TASK TO CARRY OUT: For each line of the data below that holds "this", copy the line.

Figure scripts:
[start]

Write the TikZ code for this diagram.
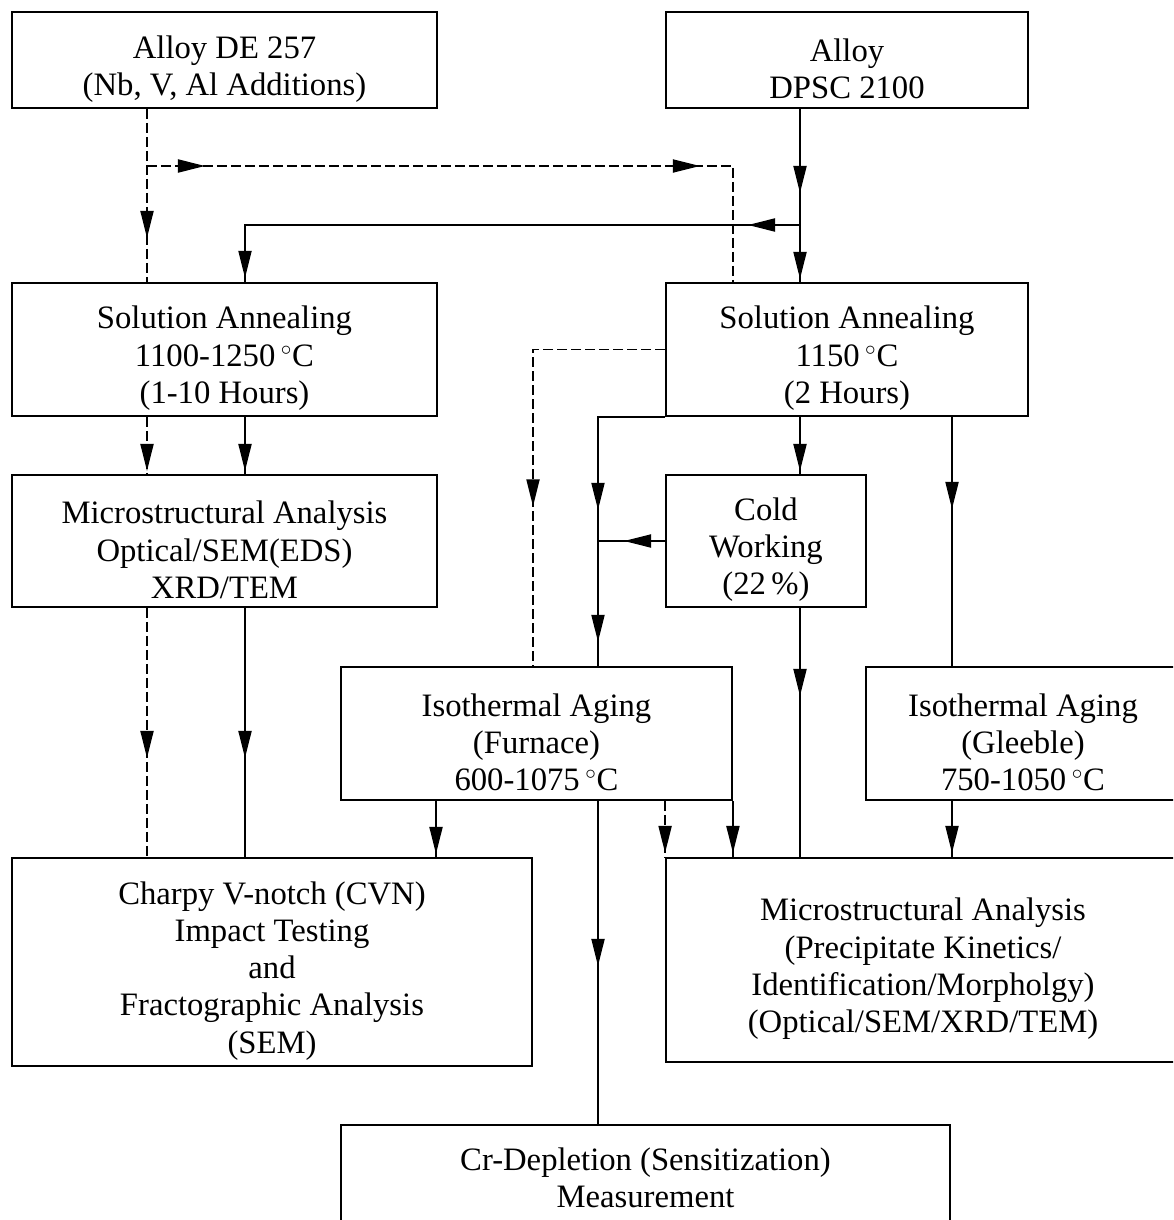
\documentclass[tikz,border=0pt]{standalone}
\usepackage{fontspec}
\setmainfont{Liberation Serif}
\usetikzlibrary{arrows.meta,decorations.markings}

\newcommand{\lowstrut}{\rule{0pt}{23pt}}

\tikzset{
  box/.style={draw, line width=1.1pt, align=center, inner sep=0pt,
    font=\fontsize{18.6}{21.2}\selectfont},
  link/.style={line width=1.1pt},
  dline/.style={link, dash pattern=on 0.2cm off 0.08cm},
  midarr/.style={postaction={decorate,decoration={markings,
    mark=at position #1 with {\arrow{Triangle[length=0.54cm,width=0.26cm]}}}}}
}

\begin{document}
\begin{tikzpicture}[x=0.02cm, y=-0.02cm]
    \useasboundingbox (0,0) rectangle (1173,1220);
    \clip (0,0) rectangle (1173,1220);

    % boxes
    \node[box, minimum width=8.5cm, minimum height=1.92cm] (deA) at (224.5,60) {\lowstrut Alloy DE 257\\(Nb, V, Al Additions)};
    \node[box, minimum width=7.24cm, minimum height=1.92cm] (dpsc) at (847,60) {\lowstrut Alloy\\DPSC 2100};
    \node[box, minimum width=8.5cm, minimum height=2.66cm] (annA) at (224.5,349.5) {\lowstrut Solution Annealing\\1100-1250\,$^{\circ}$C\\(1-10 Hours)};
    \node[box, minimum width=7.24cm, minimum height=2.66cm] (annB) at (847,349.5) {\lowstrut Solution Annealing\\1150\,$^{\circ}$C\\(2 Hours)};
    \node[box, minimum width=8.5cm, minimum height=2.64cm] (microA) at (224.5,541) {\lowstrut Microstructural Analysis\\Optical/SEM(EDS)\\XRD/TEM};
    \node[box, minimum width=4cm, minimum height=2.64cm] (cold) at (766,541) {\lowstrut Cold\\Working\\(22\,\%)};
    \node[box, minimum width=7.82cm, minimum height=2.66cm] (agingF) at (536.5,733.5) {\lowstrut Isothermal Aging\\(Furnace)\\600-1075\,$^{\circ}$C};
    \node[box, minimum width=6.28cm, minimum height=2.66cm] (agingG) at (1023,733.5) {\lowstrut Isothermal Aging\\(Gleeble)\\750-1050\,$^{\circ}$C};
    \node[box, minimum width=10.4cm, minimum height=4.16cm] (charpy) at (272,962) {\lowstrut Charpy V-notch (CVN)\\Impact Testing\\and\\Fractographic Analysis\\(SEM)};
    \node[box, minimum width=10.28cm, minimum height=4.08cm] (microB) at (923,960) {\lowstrut Microstructural Analysis\\(Precipitate Kinetics/\\Identification/Morpholgy)\\(Optical/SEM/XRD/TEM)};
    \node[box, minimum width=12.18cm, minimum height=2.12cm] (crdep) at (645.5,1178) {Cr-Depletion (Sensitization)\\Measurement};

    % columns and rows of the connectors
    \coordinate (c1) at (147,0);
    \coordinate (c2) at (245,0);
    \coordinate (c3) at (436,0);
    \coordinate (c4) at (533,0);
    \coordinate (c5) at (598,0);
    \coordinate (c7) at (733,0);
    \coordinate (c8) at (800,0);
    \coordinate (c9) at (952,0);
    \coordinate (r1) at (0,166);
    \coordinate (r2) at (0,225);

    % alloys to annealing
    \draw[dline, midarr=2.58cm] (deA.south -| c1) -- (annA.north -| c1);
    \draw[dline, midarr=1.16cm, midarr=11.06cm] (c1 |- r1) -- (c7 |- r1) -- (annB.north -| c7);
    \draw[link, midarr=1.68cm, midarr=3.4cm] (dpsc.south -| c8) -- (annB.north -| c8);
    \draw[link, midarr=1.04cm, midarr=12.16cm] (c8 |- r2) -- (c2 |- r2) -- (annA.north -| c2);

    % left branch
    \draw[dline, midarr=1.08cm] (annA.south -| c1) -- (microA.north -| c1);
    \draw[link, midarr=1.08cm] (annA.south -| c2) -- (microA.north -| c2);
    \draw[dline, midarr=3cm] (microA.south -| c1) -- (charpy.north -| c1);
    \draw[link, midarr=3cm] (microA.south -| c2) -- (charpy.north -| c2);

    % right branch
    \draw[dline, midarr=5.78cm] (annB.west) -- (c4 |- annB.west) -- (agingF.north -| c4);
    \draw[link, midarr=3.2cm, midarr=5.84cm] (annB.south west) -- (c5 |- annB.south) -- (agingF.north -| c5);
    \draw[link, midarr=0.82cm] (cold.west) -- (c5 |- cold.west);
    \draw[link, midarr=1.08cm] (annB.south -| c8) -- (cold.north -| c8);
    \draw[link, midarr=1.84cm] (annB.south -| c9) -- (agingG.north -| c9);
    \draw[link, midarr=1.76cm] (cold.south -| c8) -- (microB.north -| c8);

    % aging to testing
    \draw[link, midarr=1.06cm] (agingF.south -| c3) -- (charpy.north -| c3);
    \draw[link, midarr=3.3cm] (agingF.south -| c5) -- (crdep.north -| c5);
    \draw[dline, midarr=1.04cm] (agingF.south -| microB.north west) -- (microB.north west);
    \draw[link, midarr=1.04cm] (agingF.south east) -- (microB.north -| agingF.east);
    \draw[link, midarr=1.04cm] (agingG.south -| c9) -- (microB.north -| c9);
\end{tikzpicture}
\end{document}
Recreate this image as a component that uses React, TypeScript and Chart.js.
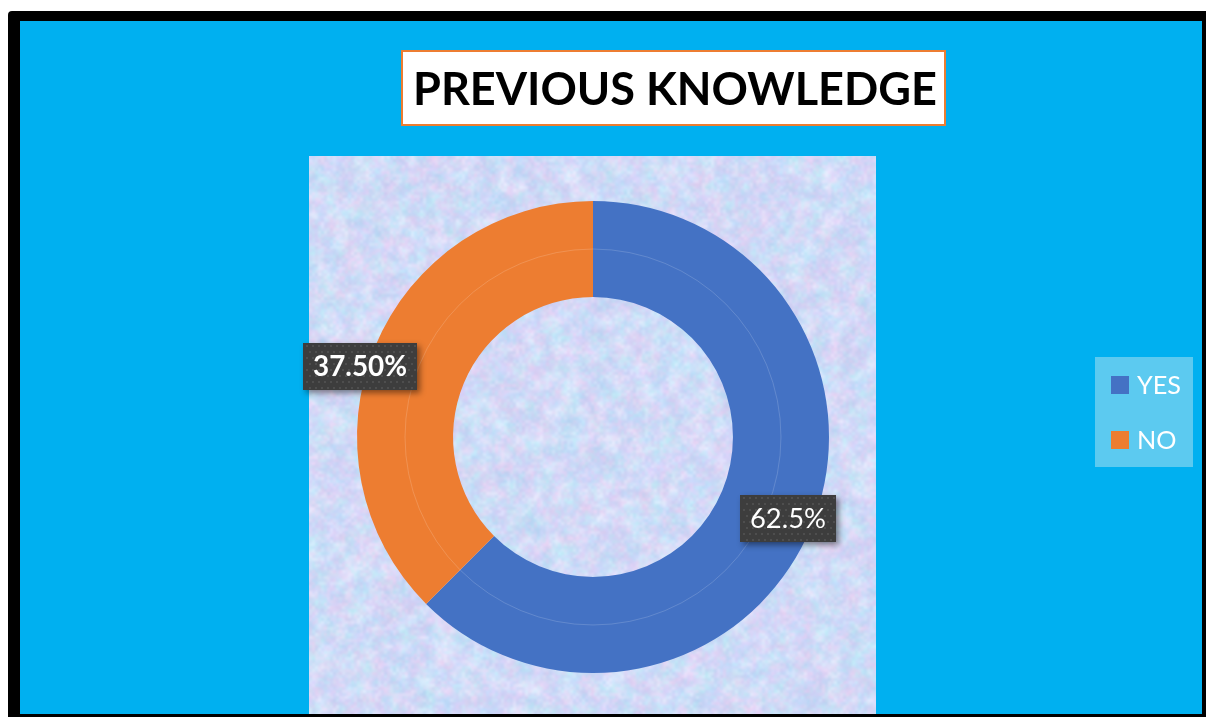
import React, { useEffect, useRef } from "react";
import { Chart, registerables } from "chart.js";

Chart.register(...registerables);

const categories = ["YES", "NO"];
const values = [62.5, 37.5];
const valueLabels = ["62.5%", "37.50%"];
const labelBold = [false, true];
const sliceColors = ["#4472C4", "#ED7D31"];
const chartTitle = "PREVIOUS KNOWLEDGE";

const FONT = "Lato, 'Open Sans', 'Noto Sans', sans-serif";

function makeRng(seed: number) {
  let s = seed >>> 0;
  return () => {
    s = (Math.imul(s, 1664525) + 1013904223) >>> 0;
    return s / 4294967296;
  };
}

function makeTexture(w: number, h: number) {
  const c = document.createElement("canvas");
  c.width = w;
  c.height = h;
  const ctx = c.getContext("2d")!;
  ctx.fillStyle = "#d4ddf6";
  ctx.fillRect(0, 0, w, h);
  const rng = makeRng(24681);
  const palette = [
    [188, 216, 247],
    [212, 208, 247],
    [230, 212, 244],
    [194, 232, 247],
    [226, 232, 251],
    [204, 210, 244],
  ];
  const layers: [number, number][] = [
    [9, 1],
    [3, 0.4],
  ];
  for (const [cell, alpha] of layers) {
    const sw = Math.ceil(w / cell) + 2;
    const sh = Math.ceil(h / cell) + 2;
    const s = document.createElement("canvas");
    s.width = sw;
    s.height = sh;
    const sctx = s.getContext("2d")!;
    const img = sctx.createImageData(sw, sh);
    for (let i = 0; i < sw * sh; i++) {
      const p = palette[Math.floor(rng() * palette.length)];
      const j = (rng() - 0.5) * 14;
      img.data[i * 4] = p[0] + j;
      img.data[i * 4 + 1] = p[1] + j;
      img.data[i * 4 + 2] = p[2] + j;
      img.data[i * 4 + 3] = 255;
    }
    sctx.putImageData(img, 0, 0);
    ctx.globalAlpha = alpha;
    ctx.imageSmoothingEnabled = true;
    (ctx as any).imageSmoothingQuality = "high";
    ctx.drawImage(s, -cell, -cell, sw * cell, sh * cell);
  }
  ctx.globalAlpha = 1;
  return c;
}

function fitFont(ctx: CanvasRenderingContext2D, text: string, weight: string, width: number) {
  ctx.font = `${weight} 100px ${FONT}`;
  const m = ctx.measureText(text).width;
  return (100 * width) / m;
}

let textureCache: HTMLCanvasElement | null = null;

const framePlugin = {
  id: "frame",
  beforeDraw(chart: any) {
    const ctx: CanvasRenderingContext2D = chart.ctx;
    ctx.save();
    ctx.fillStyle = "#000000";
    ctx.beginPath();
    (ctx as any).roundRect ? (ctx as any).roundRect(8, 11, 1220, 720, 4) : ctx.rect(8, 11, 1220, 720);
    ctx.fill();
    ctx.fillStyle = "#00B0F0";
    ctx.fillRect(20, 21, 1182, 693);
    if (!textureCache) textureCache = makeTexture(567, 558);
    ctx.drawImage(textureCache, 309, 156);
    ctx.fillStyle = "#ffffff";
    ctx.fillRect(402, 51, 543, 74);
    ctx.strokeStyle = "#ED7D31";
    ctx.lineWidth = 2;
    ctx.strokeRect(402, 51, 543, 74);
    const size = fitFont(ctx, chartTitle, "bold", 524);
    ctx.font = `bold ${size}px ${FONT}`;
    ctx.fillStyle = "#000000";
    ctx.textBaseline = "alphabetic";
    ctx.textAlign = "left";
    ctx.fillText(chartTitle, 413, 105);
    ctx.restore();
  },
};

const labelPlugin = {
  id: "valueLabels",
  afterDatasetsDraw(chart: any, _args: any, opts: any) {
    const ctx: CanvasRenderingContext2D = chart.ctx;
    const meta = chart.getDatasetMeta(0);
    ctx.save();
    const a0: any = meta.data[0].getProps(["x", "y", "innerRadius", "outerRadius"], true);
    ctx.strokeStyle = "rgba(255,255,255,0.16)";
    ctx.lineWidth = 1;
    ctx.beginPath();
    ctx.arc(a0.x, a0.y, (a0.innerRadius + a0.outerRadius) / 2, 0, Math.PI * 2);
    ctx.stroke();

    meta.data.forEach((arc: any, i: number) => {
      const p = arc.getProps(["x", "y", "startAngle", "endAngle", "innerRadius", "outerRadius"], true);
      const mid = (p.startAngle + p.endAngle) / 2;
      const r = (p.innerRadius + p.outerRadius) / 2;
      const off = opts.offsets[i] || [0, 0];
      const cx = p.x + Math.cos(mid) * r + off[0];
      const cy = p.y + Math.sin(mid) * r + off[1];
      const text = valueLabels[i];
      const weight = labelBold[i] ? "bold" : "normal";
      const tw = opts.textWidths[i];
      const size = fitFont(ctx, text, weight, tw);
      ctx.font = `${weight} ${size}px ${FONT}`;
      const bw = tw + 20;
      const bh = 47;
      const bx = Math.round(cx - bw / 2);
      const by = Math.round(cy - bh / 2);
      ctx.save();
      ctx.shadowColor = "rgba(0,0,0,0.45)";
      ctx.shadowBlur = 6;
      ctx.shadowOffsetX = 3;
      ctx.shadowOffsetY = 3;
      ctx.fillStyle = "#3d3d3d";
      ctx.fillRect(bx, by, bw, bh);
      ctx.restore();
      ctx.fillStyle = "rgba(255,255,255,0.09)";
      for (let yy = by + 2; yy < by + bh - 1; yy += 6) {
        for (let xx = bx + 2 + (((yy - by) / 6) % 2) * 3; xx < bx + bw - 1; xx += 6) {
          ctx.fillRect(xx, yy, 2, 2);
        }
      }
      ctx.fillStyle = "#ffffff";
      ctx.textAlign = "center";
      ctx.textBaseline = "middle";
      ctx.fillText(text, bx + bw / 2, by + bh / 2 + 1);
    });
    ctx.restore();
  },
};

const legendPlugin = {
  id: "customLegend",
  afterDraw(chart: any) {
    const ctx: CanvasRenderingContext2D = chart.ctx;
    const labels: string[] = chart.data.labels;
    const colors: string[] = chart.data.datasets[0].backgroundColor;
    ctx.save();
    ctx.fillStyle = "#5ccaf0";
    ctx.fillRect(1095, 357, 98, 110);
    const size = fitFont(ctx, "YES", "normal", 44);
    labels.forEach((lab, i) => {
      const y = 376 + i * 55;
      ctx.fillStyle = colors[i];
      ctx.fillRect(1111, y, 18, 18);
      ctx.fillStyle = "#ffffff";
      ctx.font = `normal ${size}px ${FONT}`;
      ctx.textAlign = "left";
      ctx.textBaseline = "alphabetic";
      ctx.fillText(lab, 1137, y + 18);
    });
    ctx.restore();
  },
};

export default function App() {
  const ref = useRef<HTMLCanvasElement | null>(null);
  useEffect(() => {
    if (!ref.current) return;
    const chart = new Chart(ref.current, {
      type: "doughnut",
      data: {
        labels: categories,
        datasets: [
          {
            data: values,
            backgroundColor: sliceColors,
            borderWidth: 0,
            hoverOffset: 0,
          },
        ],
      },
      options: {
        animation: false,
        responsive: true,
        maintainAspectRatio: false,
        cutout: "59.3%",
        layout: { padding: { left: 357, right: 377, top: 201, bottom: 44 } },
        plugins: {
          legend: { display: false },
          tooltip: { enabled: false },
          title: { display: false },
          valueLabels: {
            offsets: [
              [21, 10],
              [-59, 1],
            ],
            textWidths: [76, 94],
          },
        } as any,
      },
      plugins: [framePlugin, labelPlugin, legendPlugin],
    });
    return () => chart.destroy();
  }, []);
  return (
    <div style={{ position: "fixed", left: 0, top: 0, width: 1206, height: 717 }}>
      <canvas ref={ref} />
    </div>
  );
}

[end]

FINISHED TASK:
Write the TikZ code for this diagram.
Recreate this image as a component that uses React, TypeScript and Chart.js.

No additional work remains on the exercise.